Policy: None, Quarantine, or Reject?
Many brands stay stuck on p=none indefinitely. This is a monitoring state. It tells mailbox providers, "Tell me who is using my domain, but don't block anything." If you want to move toward a secure posture, you need to transition to p=quarantine (send unauthorized mail to the spam folder) and eventually p=reject (drop the mail entirely).
The Concept of Alignment
Alignment is the secret sauce. For a DMARC check to pass, the domain in your "From" address must match the domain used in your SPF and DKIM signatures. If they don't match, you aren't aligned, and your deliverability will suffer regardless of how "clean" your lists are.
Policy Impact Use Case p=none Monitoring only. No impact on delivery. Initial setup and data gathering. p=quarantine Suspicious emails go to junk. Testing phase for your infrastructure. p=reject Unauthorized emails are blocked. The gold standard for security. Beyond the Check: Engagement Signals and Google Postmaster Tools
If you tell me you have "a Gmail problem," I’m going to stop you right there. It’s almost never a "Gmail problem." It’s an engagement problem. Google Postmaster Tools is the single most important resource you have, and it tells a story that MxToolbox cannot.
Spam Rate: If this spikes above 0.1%, your domain reputation is actively deteriorating.
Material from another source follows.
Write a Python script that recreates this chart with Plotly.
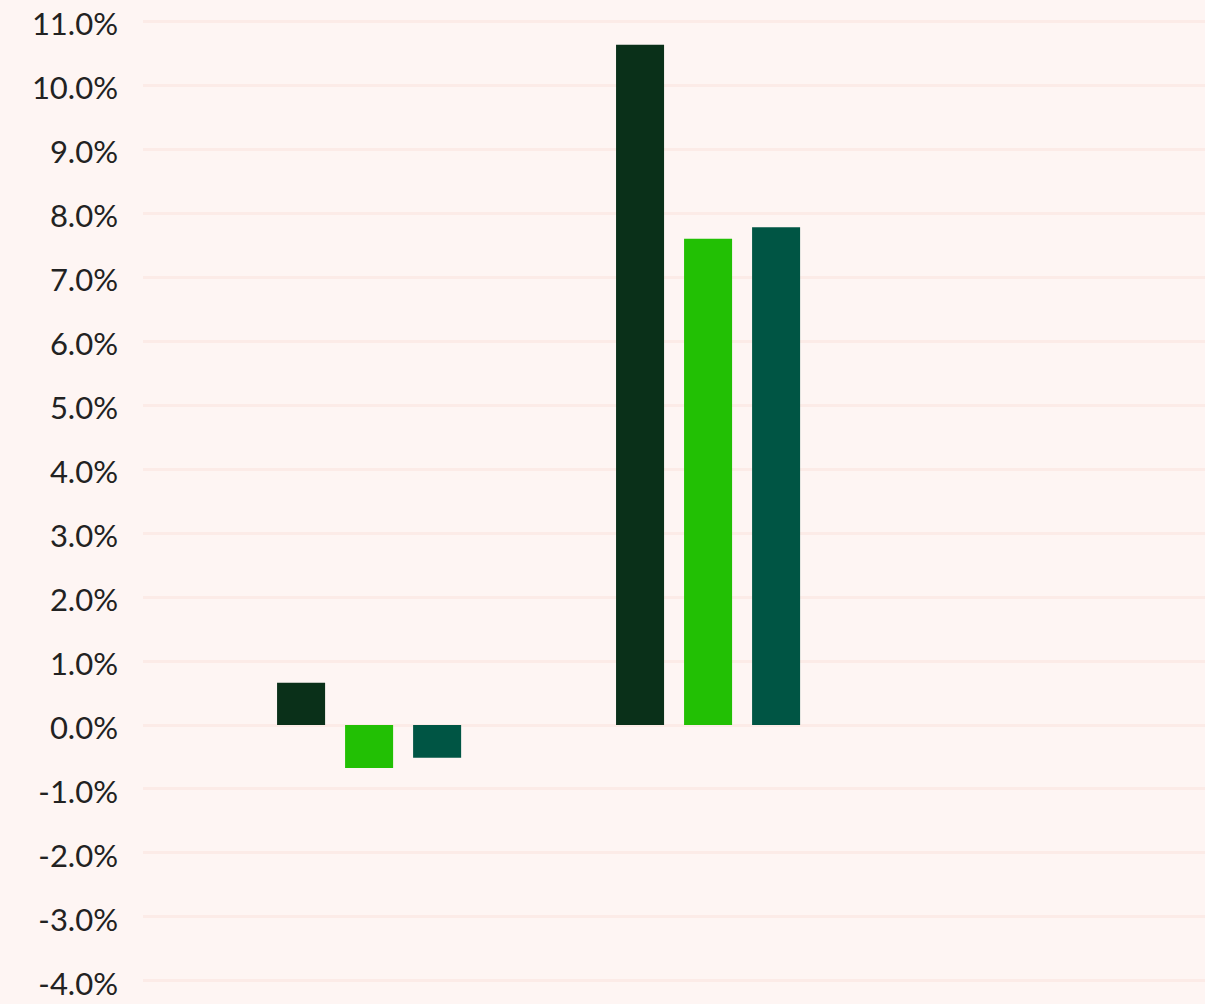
import plotly.graph_objects as go

# Categories and series values (percent)
categories = ["Group A", "Group B", "Group C"]
series_names = ["Series 1", "Series 2", "Series 3"]
series_values = [
    [0.66, 10.63, None],
    [-0.67, 7.60, None],
    [-0.51, 7.78, None],
]
series_colors = ["#0a3019", "#22c004", "#005544"]
tick_values = [-4, -3, -2, -1, 0, 1, 2, 3, 4, 5, 6, 7, 8, 9, 10, 11]
tick_labels = [f"{v:.1f}%" for v in tick_values]

fig = go.Figure()
for name, vals, color in zip(series_names, series_values, series_colors):
    fig.add_trace(go.Bar(x=categories, y=vals, name=name, marker_color=color,
                         marker_line_width=0))

fig.update_layout(
    width=1205,
    height=1004,
    barmode="group",
    bargap=0.398,
    bargroupgap=0.294,
    showlegend=False,
    paper_bgcolor="#fef5f3",
    plot_bgcolor="#fef5f3",
    margin=dict(l=143, r=0, t=0, b=0),
    font=dict(family="Lato, sans-serif", size=31, color="#222222"),
)
fig.update_xaxes(
    type="category",
    range=[-0.667, 2.466],
    showticklabels=False,
    showgrid=False,
    zeroline=False,
    showline=False,
    ticks="",
)
fig.update_yaxes(
    range=[-4.36, 11.33],
    tickvals=tick_values,
    ticktext=tick_labels,
    showgrid=True,
    gridcolor="#fcebe7",
    gridwidth=3,
    zeroline=False,
    showline=False,
    ticks="",
    ticklabelstandoff=24,
    ticklabelshift=3,
)

fig.write_html("out.html")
Domain Reputation: This is a composite score. If you see "Low" or "Bad," you need to look at your list hygiene immediately. Delivery Errors: This shows you exactly why your messages are being rejected—usually due to high volume or low engagement signals.
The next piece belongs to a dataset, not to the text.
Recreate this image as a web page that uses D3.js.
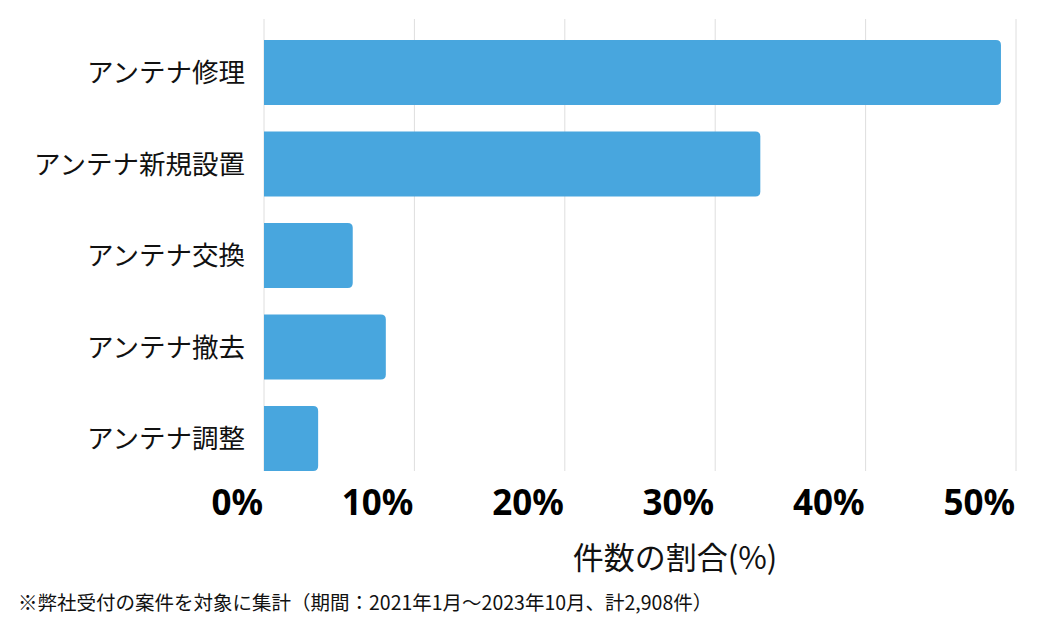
<!DOCTYPE html>
<html><head><meta charset="utf-8">
<script src="https://cdn.jsdelivr.net/npm/d3@7/dist/d3.min.js"></script>
<style>body{margin:0;background:#fff;}svg{display:block;}</style>
</head><body>
<script>
const categories = ["アンテナ修理","アンテナ新規設置","アンテナ交換","アンテナ撤去","アンテナ調整"];
const values = [49.0, 33.0, 5.9, 8.1, 3.6];
const ticks = [0,10,20,30,40,50];
const axisTitle = "件数の割合(%)";
const footnote = "※弊社受付の案件を対象に集計（期間：2021年1月～2023年10月、計2,908件）";

const W=1054,H=629;
const svg=d3.select("body").append("svg").attr("width",W).attr("height",H);
const x=d3.scaleLinear().domain([0,50]).range([264,1016]);
const y=d3.scaleBand().domain(categories).range([26.75,484.25]).paddingInner(0.29).paddingOuter(0.145);
const font='"Noto Sans CJK JP","Noto Sans",sans-serif';

svg.append("g").selectAll("line").data(ticks).join("line")
 .attr("x1",d=>x(d)).attr("x2",d=>x(d)).attr("y1",19).attr("y2",471)
 .attr("stroke","#dedede").attr("stroke-width",1);

function barPath(x0,y0,w,h,r){
  r=Math.min(r,w);
  return `M${x0},${y0}H${x0+w-r}Q${x0+w},${y0} ${x0+w},${y0+r}V${y0+h-r}Q${x0+w},${y0+h} ${x0+w-r},${y0+h}H${x0}Z`;
}
svg.append("g").selectAll("path").data(categories).join("path")
 .attr("d",(c,i)=>barPath(x(0),y(c),x(values[i])-x(0),y.bandwidth(),5))
 .attr("fill","#48a6de");

svg.append("g").selectAll("text").data(categories).join("text")
 .attr("x",245).attr("y",c=>y(c)+y.bandwidth()/2).attr("dy","0.36em")
 .attr("text-anchor","end").attr("font-family",font).attr("font-size",26.5).attr("fill","#111")
 .text(c=>c);

svg.append("g").selectAll("text").data(ticks).join("text")
 .attr("x",d=>x(d)-1).attr("y",515).attr("text-anchor","end")
 .attr("font-family",'"Noto Sans","DejaVu Sans",sans-serif').attr("font-weight","bold")
 .attr("font-size",35).attr("fill","#000").text(d=>d+"%");

svg.append("text").attr("x",675).attr("y",569).attr("text-anchor","middle")
 .attr("font-family",font).attr("font-size",31).attr("fill","#111").text(axisTitle);

svg.append("text").attr("x",18).attr("y",610)
 .attr("font-family",font).attr("font-size",19.5).attr("fill","#111").text(footnote);
</script>
</body></html>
Mailbox providers track engagement signals. Did the user open the email? Did they delete it without opening? Did they report it as spam? If you buy a list—which is a death sentence for your domain, by the way—these signals will tank within 48 hours. Buying leads isn't "lead gen," it’s reputation suicide.
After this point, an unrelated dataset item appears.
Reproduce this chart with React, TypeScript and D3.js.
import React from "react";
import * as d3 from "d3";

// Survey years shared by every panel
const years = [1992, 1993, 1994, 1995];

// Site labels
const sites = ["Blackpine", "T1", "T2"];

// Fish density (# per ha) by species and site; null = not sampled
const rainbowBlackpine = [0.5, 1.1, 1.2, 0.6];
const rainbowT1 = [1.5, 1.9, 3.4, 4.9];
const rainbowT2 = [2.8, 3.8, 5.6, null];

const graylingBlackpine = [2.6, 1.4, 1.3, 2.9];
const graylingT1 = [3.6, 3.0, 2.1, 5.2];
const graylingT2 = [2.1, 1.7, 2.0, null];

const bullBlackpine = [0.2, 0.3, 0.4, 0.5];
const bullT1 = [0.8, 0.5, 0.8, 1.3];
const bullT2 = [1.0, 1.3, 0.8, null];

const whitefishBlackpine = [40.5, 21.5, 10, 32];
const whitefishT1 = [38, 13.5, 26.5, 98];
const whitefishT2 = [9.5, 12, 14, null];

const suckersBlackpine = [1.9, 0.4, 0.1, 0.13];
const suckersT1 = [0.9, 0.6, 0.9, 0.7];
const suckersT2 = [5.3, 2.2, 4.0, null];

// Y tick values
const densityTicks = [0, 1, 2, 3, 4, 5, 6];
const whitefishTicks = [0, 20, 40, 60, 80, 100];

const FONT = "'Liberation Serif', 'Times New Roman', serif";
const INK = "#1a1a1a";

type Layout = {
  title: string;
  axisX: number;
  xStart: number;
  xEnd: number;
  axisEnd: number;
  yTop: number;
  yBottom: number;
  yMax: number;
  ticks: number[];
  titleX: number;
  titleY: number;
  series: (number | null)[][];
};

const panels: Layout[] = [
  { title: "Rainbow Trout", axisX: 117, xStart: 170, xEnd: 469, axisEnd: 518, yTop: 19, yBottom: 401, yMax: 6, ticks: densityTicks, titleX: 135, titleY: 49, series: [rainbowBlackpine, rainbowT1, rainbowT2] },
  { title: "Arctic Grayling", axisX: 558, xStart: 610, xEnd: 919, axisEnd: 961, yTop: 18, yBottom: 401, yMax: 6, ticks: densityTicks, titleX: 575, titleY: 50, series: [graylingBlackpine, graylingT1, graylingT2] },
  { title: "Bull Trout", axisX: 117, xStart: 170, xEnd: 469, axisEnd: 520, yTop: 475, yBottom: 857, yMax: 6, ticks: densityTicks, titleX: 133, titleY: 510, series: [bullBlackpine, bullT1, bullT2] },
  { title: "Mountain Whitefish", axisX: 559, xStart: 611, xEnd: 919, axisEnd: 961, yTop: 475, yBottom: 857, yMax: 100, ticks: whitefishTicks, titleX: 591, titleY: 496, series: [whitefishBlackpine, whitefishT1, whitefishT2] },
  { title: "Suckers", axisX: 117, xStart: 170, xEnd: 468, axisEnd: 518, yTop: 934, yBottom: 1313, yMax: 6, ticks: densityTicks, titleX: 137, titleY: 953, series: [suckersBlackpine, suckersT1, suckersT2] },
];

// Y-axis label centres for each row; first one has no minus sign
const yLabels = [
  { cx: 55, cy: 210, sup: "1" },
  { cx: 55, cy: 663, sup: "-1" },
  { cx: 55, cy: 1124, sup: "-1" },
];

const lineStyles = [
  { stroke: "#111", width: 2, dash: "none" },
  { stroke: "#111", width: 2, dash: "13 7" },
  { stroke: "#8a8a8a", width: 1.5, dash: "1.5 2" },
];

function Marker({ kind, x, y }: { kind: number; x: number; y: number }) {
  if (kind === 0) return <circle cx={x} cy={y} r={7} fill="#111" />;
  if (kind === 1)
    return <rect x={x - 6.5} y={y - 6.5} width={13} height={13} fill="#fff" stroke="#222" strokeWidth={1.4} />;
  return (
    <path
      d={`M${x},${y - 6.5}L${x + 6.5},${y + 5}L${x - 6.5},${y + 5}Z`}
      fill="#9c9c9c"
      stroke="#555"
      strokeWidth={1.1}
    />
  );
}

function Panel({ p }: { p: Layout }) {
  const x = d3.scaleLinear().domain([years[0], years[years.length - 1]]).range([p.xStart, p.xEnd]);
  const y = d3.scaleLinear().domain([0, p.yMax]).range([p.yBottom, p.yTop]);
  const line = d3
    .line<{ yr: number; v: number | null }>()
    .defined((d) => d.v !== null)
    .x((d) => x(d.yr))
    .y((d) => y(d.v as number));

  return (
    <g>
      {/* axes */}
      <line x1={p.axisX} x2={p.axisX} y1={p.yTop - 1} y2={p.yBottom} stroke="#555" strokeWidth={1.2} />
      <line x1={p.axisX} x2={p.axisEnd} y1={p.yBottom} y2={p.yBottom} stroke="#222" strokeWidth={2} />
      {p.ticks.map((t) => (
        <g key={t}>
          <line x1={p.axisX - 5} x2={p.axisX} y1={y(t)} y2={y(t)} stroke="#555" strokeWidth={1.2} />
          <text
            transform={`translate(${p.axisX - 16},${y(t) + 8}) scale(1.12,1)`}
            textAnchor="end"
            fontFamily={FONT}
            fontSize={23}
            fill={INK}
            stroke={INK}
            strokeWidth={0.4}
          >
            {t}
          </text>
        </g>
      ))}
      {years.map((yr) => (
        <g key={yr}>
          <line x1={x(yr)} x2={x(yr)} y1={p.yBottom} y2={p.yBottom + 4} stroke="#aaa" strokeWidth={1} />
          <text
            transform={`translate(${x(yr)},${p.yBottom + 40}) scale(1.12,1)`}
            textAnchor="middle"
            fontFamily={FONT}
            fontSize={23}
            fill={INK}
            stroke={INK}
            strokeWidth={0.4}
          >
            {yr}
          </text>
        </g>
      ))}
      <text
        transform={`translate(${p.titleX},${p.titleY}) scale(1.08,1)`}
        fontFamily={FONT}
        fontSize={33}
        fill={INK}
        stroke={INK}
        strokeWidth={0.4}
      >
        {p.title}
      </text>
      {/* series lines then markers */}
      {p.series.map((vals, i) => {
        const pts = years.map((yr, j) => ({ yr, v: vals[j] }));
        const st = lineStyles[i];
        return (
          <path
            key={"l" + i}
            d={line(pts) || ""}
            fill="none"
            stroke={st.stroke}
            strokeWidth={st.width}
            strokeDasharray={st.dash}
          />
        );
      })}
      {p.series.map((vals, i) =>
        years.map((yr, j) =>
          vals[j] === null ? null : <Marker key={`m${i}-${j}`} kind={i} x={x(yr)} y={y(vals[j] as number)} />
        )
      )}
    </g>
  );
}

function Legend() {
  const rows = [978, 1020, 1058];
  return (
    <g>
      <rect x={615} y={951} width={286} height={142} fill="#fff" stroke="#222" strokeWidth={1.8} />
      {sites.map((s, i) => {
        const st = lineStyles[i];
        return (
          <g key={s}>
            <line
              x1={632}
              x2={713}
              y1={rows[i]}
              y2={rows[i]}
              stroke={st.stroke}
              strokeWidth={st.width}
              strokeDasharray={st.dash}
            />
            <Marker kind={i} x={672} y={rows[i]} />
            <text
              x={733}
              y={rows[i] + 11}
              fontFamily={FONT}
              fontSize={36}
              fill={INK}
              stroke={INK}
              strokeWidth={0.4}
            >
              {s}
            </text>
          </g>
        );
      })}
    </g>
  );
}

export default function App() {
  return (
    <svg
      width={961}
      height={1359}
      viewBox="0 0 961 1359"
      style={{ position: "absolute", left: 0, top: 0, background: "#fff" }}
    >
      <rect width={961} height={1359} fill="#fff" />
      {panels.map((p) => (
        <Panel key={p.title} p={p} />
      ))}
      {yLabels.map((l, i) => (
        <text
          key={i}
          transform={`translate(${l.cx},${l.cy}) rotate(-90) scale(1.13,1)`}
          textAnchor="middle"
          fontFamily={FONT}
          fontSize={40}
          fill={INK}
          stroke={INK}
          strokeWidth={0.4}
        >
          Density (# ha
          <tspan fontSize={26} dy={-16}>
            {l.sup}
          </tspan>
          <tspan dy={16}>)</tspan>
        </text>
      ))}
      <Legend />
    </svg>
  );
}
Spam Traps and List Hygiene: The Silent Killers
Spam traps are the landmines of email marketing. These are email addresses that haven't been used by a human in years; they exist solely to catch marketers who don't clean their lists. If you hit a spam trap, your domain reputation takes an immediate hit. The best way to avoid them? Never buy lists and implement a sunset policy for inactive subscribers.

If a subscriber hasn't engaged with you in 90 days, stop emailing them. It’s better to have a list of 5,000 engaged users than 50,000 ghosts who are dragging your reputation into the gutter.
My 3-Step "Deliverability Checklist" Before You Touch DNS
Before I ever touch a DNS record, I keep a personal log. I call it the "What Changed" log. It sounds pedantic, but when you’re troubleshooting a sudden blocklist incident, you need to know exactly what shifted.
Review the recent sends: What changed? Did we change our list segmentation? Did we increase volume by 200% overnight? Check Google Postmaster Tools: Look at the 7-day trend for Domain Reputation. Is it trending down? Verify the MxToolbox blocklist status: If you are on a blocklist, do not panic-change your DNS. Investigate why you were listed. Was it a high complaint rate? An SPF misconfiguration? Conclusion: Keep it Simple
Deliverability is not magic; it’s a series of best practices that are easy to learn but hard to maintain. Keep your subject lines simple—avoid "clever" tactics that trigger spam filters. Ensure your SPF, DKIM, and DMARC records are tight and aligned. And for heaven’s sake, stop buying lists.

When you run that MxToolbox check, don't look for a quick fix. Look for the evidence of a sender who values their relationship with the subscriber. If you take care of the recipient, the mailbox provider will take care of your deliverability.

Now, go check your Postmaster Tools. If your reputation is 'Low,' don't call it a 'Gmail problem.' It's time to do some house cleaning.